GIVEN INSTRUCTION: Count every line where "with" occurs. Give the total alone.

EXERCISE DATA:

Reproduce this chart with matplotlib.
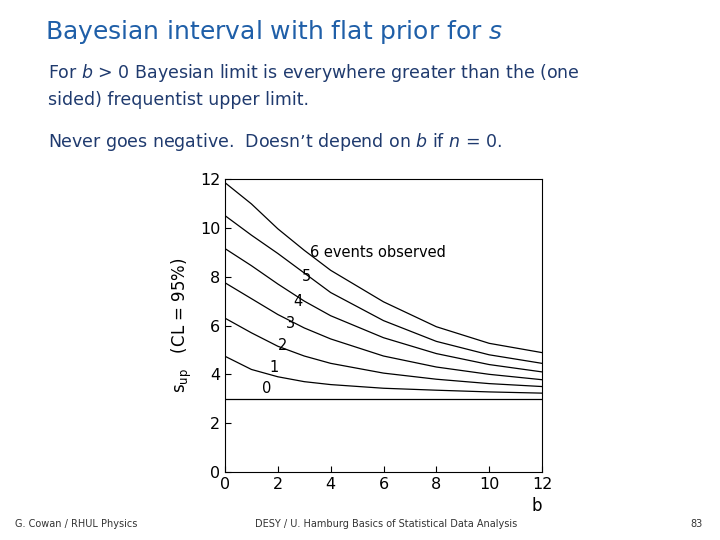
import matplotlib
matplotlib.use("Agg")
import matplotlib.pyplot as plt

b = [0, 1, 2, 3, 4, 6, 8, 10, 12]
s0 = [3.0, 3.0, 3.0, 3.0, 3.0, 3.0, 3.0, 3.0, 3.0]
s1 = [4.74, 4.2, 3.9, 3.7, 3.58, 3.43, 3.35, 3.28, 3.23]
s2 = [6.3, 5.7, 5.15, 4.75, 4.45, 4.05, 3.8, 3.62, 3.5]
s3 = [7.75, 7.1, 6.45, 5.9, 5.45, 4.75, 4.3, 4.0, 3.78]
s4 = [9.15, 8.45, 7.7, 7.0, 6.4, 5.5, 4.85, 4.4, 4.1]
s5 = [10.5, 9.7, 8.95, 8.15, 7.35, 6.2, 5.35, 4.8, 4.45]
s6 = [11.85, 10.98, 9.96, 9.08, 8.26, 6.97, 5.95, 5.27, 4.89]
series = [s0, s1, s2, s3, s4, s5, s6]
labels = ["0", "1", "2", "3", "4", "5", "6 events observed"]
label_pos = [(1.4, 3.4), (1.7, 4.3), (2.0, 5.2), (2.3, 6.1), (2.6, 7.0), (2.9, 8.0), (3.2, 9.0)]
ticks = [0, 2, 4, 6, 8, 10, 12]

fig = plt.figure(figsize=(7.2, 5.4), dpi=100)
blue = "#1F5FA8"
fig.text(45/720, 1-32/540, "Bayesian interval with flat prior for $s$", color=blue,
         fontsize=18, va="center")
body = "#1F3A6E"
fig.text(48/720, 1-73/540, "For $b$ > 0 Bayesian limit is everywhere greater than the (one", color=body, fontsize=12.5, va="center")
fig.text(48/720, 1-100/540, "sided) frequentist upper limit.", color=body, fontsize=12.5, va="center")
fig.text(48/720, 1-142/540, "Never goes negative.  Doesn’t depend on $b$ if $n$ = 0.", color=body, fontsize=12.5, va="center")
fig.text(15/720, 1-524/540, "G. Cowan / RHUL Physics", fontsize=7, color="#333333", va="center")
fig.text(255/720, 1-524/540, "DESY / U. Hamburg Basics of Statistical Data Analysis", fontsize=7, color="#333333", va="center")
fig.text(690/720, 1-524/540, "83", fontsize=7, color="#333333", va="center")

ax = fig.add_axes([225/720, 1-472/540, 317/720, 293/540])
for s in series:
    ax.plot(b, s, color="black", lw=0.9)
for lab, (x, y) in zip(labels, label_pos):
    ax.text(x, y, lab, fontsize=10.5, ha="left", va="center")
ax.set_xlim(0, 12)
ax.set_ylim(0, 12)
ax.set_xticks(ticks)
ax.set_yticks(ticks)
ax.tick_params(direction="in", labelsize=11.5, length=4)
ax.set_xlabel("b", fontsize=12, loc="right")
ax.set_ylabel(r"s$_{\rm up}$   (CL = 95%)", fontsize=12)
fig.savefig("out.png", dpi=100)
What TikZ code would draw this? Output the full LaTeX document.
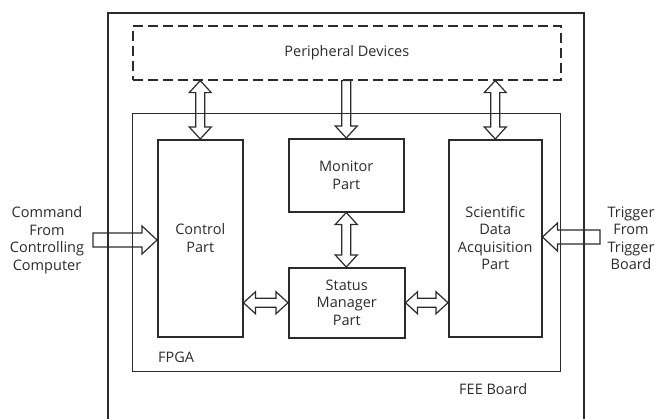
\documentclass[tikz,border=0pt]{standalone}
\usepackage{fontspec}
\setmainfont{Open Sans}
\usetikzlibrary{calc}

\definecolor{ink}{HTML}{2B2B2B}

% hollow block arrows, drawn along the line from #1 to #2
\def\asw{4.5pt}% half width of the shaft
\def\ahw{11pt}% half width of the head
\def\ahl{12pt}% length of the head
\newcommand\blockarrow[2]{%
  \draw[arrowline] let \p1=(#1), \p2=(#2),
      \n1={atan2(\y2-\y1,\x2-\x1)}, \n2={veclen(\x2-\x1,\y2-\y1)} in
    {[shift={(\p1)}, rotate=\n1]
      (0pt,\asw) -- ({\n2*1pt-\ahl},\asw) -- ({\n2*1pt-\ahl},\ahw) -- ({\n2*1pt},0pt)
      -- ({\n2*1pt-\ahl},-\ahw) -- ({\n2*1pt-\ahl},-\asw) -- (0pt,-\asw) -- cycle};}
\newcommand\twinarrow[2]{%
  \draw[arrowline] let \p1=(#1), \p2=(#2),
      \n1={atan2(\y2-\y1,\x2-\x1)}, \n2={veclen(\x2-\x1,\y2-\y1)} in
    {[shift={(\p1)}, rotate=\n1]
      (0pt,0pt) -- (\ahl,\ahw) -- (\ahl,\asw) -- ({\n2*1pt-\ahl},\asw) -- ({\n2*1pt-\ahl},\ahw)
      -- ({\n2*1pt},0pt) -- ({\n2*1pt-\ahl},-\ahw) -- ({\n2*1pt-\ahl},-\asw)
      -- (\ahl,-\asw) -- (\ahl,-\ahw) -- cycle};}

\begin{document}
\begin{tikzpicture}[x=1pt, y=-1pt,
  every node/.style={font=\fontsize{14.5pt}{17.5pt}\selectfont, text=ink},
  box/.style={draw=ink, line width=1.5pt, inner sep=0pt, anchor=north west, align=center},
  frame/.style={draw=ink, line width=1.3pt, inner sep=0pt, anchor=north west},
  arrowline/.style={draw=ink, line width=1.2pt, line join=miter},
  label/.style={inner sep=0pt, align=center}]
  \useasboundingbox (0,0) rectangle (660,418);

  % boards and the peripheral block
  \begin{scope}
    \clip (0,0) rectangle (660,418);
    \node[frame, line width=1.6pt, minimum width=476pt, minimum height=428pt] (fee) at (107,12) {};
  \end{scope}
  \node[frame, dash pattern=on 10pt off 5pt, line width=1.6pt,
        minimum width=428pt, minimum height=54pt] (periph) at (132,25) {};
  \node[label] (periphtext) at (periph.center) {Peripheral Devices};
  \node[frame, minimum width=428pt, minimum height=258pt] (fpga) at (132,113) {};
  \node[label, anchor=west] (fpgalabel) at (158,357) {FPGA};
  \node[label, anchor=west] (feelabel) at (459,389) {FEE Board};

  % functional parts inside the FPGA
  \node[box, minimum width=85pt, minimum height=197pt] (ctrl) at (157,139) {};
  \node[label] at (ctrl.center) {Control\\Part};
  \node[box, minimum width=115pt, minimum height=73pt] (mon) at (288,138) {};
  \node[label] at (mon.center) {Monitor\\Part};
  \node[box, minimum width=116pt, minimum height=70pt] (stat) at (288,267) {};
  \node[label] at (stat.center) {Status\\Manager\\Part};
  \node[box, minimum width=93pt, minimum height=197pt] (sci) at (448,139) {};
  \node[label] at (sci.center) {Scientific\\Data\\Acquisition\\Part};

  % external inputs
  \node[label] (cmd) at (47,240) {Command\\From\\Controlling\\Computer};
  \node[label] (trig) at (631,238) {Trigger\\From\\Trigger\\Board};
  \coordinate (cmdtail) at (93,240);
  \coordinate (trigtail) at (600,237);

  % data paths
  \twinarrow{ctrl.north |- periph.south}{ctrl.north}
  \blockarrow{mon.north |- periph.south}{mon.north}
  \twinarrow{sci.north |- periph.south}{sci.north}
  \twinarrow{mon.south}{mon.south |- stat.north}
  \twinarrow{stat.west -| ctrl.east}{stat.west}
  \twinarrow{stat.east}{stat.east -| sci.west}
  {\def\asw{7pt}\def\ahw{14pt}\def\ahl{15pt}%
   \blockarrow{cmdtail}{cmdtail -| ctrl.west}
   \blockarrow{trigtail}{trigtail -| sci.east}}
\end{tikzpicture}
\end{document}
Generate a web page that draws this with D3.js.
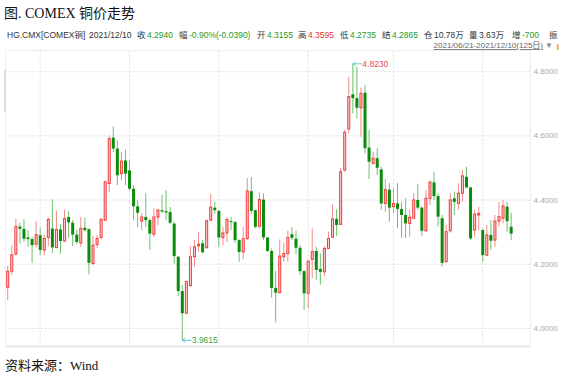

WRITTEN RESPONSE: 3